Exercise objective: Search the data for the word "with" and copy every line that contains it.

Some records:
'''
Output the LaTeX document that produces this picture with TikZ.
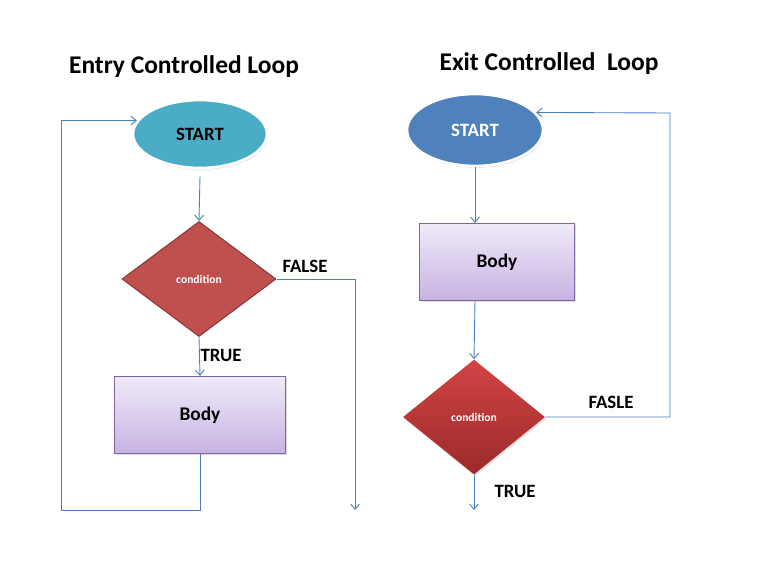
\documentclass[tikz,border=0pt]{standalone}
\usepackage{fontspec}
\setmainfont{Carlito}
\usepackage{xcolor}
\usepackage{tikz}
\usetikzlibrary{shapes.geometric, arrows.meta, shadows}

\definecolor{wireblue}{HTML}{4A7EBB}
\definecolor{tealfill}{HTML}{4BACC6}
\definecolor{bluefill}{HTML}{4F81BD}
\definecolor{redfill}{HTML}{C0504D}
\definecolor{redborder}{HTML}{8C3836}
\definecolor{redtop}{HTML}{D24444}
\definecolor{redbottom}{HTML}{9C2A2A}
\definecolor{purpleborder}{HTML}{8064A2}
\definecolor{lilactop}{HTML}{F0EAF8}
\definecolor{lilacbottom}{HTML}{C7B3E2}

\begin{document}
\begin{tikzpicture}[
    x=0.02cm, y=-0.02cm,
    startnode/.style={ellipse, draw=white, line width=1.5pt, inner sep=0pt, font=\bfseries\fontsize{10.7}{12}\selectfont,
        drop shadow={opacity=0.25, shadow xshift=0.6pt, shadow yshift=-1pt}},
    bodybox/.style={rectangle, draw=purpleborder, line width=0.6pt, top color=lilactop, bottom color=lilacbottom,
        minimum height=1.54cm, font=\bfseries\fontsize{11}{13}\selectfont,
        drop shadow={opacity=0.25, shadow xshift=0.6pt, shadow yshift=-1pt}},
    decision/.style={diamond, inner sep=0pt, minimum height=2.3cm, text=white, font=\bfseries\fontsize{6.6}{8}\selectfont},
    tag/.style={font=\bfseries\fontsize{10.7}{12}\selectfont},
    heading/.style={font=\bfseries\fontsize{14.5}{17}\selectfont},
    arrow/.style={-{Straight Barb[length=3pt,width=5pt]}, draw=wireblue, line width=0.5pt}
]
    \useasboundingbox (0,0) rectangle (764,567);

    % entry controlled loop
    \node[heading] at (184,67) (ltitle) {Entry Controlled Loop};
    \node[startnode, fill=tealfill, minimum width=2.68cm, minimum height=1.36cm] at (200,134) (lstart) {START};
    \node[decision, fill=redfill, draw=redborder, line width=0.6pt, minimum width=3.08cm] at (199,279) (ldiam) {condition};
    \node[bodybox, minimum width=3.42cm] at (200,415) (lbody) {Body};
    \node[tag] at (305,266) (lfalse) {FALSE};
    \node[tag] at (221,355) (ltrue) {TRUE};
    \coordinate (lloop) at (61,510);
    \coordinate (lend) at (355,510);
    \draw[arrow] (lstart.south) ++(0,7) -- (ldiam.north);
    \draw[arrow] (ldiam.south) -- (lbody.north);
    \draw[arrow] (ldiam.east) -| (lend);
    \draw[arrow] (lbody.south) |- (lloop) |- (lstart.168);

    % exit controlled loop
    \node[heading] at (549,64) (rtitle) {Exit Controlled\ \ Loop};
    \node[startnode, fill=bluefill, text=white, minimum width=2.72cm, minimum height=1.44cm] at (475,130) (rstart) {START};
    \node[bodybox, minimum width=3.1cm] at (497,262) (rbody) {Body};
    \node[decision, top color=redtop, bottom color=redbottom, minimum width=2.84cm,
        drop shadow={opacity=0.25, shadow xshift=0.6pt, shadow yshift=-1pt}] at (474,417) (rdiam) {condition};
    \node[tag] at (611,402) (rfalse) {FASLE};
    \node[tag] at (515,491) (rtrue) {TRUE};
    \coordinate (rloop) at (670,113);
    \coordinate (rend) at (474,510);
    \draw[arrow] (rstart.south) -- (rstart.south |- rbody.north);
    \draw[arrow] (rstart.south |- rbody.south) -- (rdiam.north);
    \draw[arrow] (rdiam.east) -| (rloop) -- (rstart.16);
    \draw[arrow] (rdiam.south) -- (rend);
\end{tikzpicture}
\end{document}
'''
'''
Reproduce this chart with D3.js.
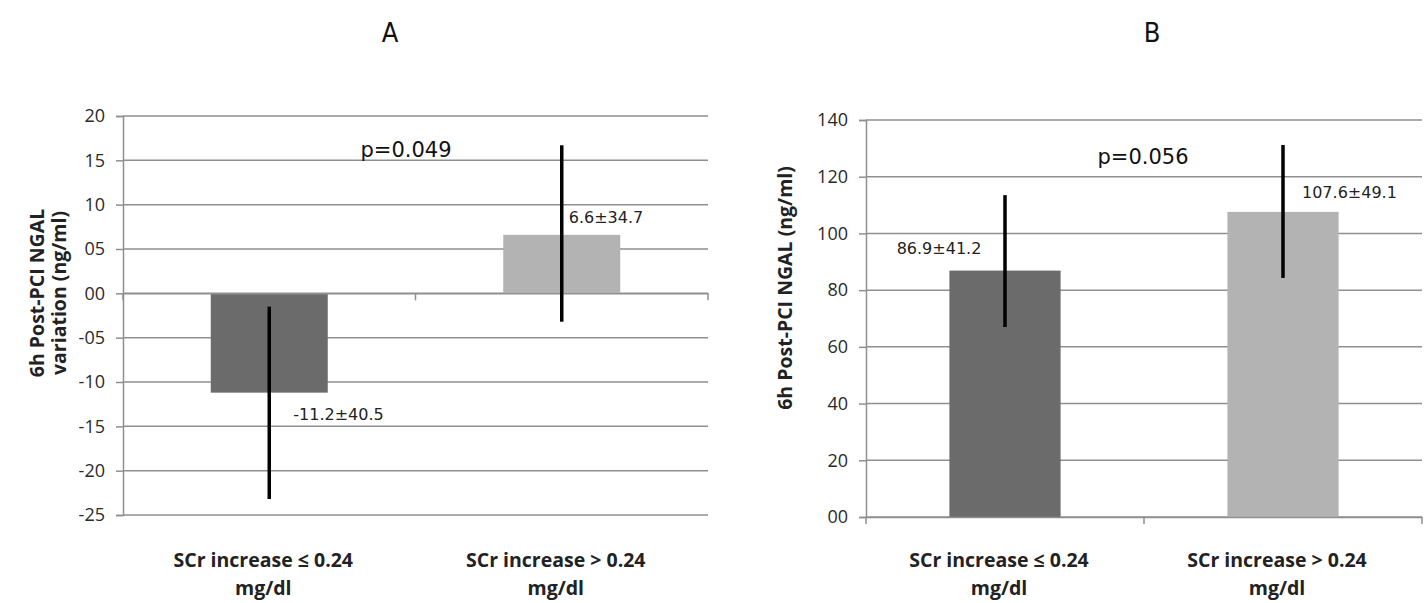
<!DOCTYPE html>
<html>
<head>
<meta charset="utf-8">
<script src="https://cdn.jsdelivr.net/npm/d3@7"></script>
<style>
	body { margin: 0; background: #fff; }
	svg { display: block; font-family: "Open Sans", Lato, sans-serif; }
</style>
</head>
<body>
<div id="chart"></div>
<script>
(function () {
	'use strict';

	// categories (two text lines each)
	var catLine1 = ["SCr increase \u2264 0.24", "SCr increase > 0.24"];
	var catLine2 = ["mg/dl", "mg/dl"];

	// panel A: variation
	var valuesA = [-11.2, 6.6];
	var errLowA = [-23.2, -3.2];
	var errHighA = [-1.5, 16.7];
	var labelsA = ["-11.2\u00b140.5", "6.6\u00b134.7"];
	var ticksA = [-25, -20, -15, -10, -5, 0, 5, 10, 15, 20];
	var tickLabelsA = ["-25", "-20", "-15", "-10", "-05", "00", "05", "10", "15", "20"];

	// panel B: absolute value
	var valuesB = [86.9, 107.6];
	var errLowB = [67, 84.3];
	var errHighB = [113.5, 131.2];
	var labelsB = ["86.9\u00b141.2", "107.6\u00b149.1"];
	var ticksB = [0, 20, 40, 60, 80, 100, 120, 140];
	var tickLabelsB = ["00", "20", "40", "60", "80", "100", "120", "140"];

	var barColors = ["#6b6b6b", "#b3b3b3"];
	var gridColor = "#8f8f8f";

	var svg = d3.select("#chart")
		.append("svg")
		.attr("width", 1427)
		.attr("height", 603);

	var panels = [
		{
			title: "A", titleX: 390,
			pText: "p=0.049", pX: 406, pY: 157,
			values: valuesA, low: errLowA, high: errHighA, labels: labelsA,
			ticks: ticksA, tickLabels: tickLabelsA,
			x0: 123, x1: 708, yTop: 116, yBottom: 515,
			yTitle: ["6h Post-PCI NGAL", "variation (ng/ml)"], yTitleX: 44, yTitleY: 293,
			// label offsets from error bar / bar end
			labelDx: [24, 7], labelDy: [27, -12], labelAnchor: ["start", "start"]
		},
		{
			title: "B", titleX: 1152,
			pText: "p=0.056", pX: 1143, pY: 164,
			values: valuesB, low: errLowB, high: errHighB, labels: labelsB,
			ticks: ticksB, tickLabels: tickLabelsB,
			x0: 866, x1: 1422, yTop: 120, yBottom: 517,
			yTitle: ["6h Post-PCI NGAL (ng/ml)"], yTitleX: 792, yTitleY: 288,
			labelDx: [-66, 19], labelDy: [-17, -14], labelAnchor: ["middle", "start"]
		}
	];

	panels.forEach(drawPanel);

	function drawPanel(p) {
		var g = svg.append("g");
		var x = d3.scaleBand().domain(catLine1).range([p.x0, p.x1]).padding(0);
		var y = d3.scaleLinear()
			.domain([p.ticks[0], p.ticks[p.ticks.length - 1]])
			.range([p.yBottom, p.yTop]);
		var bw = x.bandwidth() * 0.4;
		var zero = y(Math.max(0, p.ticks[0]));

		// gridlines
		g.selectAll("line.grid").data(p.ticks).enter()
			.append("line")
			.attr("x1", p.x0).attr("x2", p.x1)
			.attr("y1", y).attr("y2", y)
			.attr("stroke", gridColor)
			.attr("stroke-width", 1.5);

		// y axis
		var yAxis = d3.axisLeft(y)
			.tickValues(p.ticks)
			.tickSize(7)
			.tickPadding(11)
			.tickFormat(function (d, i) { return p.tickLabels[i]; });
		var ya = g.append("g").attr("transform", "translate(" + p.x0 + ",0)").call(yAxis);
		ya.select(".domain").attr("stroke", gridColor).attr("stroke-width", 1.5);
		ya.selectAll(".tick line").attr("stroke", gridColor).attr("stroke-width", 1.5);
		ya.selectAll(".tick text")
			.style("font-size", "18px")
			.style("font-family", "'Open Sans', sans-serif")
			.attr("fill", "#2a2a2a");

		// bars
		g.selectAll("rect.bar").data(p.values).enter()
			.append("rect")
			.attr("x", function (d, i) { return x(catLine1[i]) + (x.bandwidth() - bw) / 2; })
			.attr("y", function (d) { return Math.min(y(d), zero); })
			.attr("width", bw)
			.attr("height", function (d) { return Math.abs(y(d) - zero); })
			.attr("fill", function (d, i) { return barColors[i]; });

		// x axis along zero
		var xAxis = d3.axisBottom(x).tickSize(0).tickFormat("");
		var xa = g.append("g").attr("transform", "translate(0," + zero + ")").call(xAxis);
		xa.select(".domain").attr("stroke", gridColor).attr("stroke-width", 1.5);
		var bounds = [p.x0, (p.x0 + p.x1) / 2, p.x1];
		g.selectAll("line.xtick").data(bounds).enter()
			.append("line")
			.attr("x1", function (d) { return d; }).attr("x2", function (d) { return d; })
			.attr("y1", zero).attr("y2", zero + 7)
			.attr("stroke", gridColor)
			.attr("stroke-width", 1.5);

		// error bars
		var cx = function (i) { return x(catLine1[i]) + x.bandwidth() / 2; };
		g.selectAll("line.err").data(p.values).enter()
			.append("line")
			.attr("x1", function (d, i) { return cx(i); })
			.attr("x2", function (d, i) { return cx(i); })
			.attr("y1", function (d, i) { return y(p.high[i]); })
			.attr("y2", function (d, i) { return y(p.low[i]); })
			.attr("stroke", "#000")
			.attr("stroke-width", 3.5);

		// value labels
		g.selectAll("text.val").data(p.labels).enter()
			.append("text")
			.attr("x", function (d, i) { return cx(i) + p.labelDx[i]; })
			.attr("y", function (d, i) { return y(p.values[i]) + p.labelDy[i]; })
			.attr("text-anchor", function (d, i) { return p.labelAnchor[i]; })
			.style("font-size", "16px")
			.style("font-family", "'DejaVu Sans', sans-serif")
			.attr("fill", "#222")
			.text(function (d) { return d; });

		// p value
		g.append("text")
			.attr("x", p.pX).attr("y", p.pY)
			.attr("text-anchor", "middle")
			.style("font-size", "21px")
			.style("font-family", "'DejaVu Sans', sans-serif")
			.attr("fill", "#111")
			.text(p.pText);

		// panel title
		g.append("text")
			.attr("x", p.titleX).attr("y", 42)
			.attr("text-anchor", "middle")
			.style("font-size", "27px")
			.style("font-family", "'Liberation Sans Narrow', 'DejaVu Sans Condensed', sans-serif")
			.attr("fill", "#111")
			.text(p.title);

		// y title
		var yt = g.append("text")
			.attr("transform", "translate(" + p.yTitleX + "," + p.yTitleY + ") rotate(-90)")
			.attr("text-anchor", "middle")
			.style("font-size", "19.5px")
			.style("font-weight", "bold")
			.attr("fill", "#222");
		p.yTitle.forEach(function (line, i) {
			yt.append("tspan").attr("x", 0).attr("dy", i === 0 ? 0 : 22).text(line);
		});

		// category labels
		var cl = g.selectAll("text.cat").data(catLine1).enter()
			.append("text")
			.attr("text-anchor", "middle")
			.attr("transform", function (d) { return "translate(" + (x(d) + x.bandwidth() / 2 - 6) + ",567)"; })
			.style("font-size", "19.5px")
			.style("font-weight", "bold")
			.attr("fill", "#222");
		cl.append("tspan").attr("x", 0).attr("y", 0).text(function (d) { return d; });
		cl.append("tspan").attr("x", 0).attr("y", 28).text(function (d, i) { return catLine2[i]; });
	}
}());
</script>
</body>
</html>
'''
'''
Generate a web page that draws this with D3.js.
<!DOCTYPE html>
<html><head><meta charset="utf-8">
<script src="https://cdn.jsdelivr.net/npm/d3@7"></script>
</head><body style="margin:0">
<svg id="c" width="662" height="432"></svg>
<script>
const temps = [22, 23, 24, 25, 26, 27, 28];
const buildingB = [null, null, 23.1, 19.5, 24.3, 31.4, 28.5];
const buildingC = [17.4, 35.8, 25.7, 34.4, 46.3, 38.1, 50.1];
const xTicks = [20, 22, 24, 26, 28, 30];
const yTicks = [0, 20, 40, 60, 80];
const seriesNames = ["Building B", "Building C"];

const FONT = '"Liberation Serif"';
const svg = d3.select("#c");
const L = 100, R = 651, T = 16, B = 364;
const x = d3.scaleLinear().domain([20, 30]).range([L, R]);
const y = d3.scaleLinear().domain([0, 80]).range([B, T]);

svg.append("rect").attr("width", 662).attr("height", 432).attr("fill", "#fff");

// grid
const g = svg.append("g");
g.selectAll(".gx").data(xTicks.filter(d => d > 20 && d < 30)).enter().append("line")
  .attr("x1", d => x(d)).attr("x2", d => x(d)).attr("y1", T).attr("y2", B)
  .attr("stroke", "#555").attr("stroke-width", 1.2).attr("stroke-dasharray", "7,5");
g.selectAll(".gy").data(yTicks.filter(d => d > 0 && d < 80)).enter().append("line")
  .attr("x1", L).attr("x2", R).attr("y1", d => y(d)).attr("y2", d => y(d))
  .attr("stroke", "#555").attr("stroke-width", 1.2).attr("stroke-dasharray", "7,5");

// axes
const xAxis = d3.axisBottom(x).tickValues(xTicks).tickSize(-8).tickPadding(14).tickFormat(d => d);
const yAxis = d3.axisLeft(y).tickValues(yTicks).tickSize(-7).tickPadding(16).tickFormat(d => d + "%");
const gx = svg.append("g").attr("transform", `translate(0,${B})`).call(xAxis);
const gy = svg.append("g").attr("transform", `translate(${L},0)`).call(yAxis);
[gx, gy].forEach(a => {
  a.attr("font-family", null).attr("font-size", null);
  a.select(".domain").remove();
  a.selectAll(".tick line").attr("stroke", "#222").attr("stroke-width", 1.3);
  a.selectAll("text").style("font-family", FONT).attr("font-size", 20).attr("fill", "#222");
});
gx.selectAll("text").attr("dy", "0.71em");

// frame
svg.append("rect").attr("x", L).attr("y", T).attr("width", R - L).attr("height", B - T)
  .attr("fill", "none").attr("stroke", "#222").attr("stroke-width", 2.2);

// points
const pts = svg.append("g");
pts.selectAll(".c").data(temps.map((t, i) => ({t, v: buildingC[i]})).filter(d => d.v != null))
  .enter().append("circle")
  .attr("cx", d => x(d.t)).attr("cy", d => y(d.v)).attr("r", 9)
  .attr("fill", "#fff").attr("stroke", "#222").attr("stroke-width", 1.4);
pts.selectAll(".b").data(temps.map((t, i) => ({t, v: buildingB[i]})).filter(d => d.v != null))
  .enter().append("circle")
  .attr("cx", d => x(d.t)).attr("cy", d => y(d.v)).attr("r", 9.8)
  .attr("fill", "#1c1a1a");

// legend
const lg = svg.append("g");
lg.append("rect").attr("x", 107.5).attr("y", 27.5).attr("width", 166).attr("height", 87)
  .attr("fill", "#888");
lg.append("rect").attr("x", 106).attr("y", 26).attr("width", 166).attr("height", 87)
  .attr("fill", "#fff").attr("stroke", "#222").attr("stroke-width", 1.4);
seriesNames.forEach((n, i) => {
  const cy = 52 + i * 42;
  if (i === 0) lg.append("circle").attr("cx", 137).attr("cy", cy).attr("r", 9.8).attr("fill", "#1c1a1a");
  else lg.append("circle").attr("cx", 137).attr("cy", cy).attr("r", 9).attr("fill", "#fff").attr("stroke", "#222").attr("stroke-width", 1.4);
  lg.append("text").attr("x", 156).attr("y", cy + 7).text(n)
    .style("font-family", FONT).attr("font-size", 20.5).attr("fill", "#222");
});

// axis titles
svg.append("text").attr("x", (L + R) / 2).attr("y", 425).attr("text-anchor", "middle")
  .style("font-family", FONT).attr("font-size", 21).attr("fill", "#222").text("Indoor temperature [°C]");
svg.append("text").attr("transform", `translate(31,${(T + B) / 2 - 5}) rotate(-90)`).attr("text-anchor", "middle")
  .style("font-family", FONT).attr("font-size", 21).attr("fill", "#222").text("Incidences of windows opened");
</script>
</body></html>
'''
Exercise result:
Output the LaTeX document that produces this picture with TikZ.
Reproduce this chart with D3.js.
Generate a web page that draws this with D3.js.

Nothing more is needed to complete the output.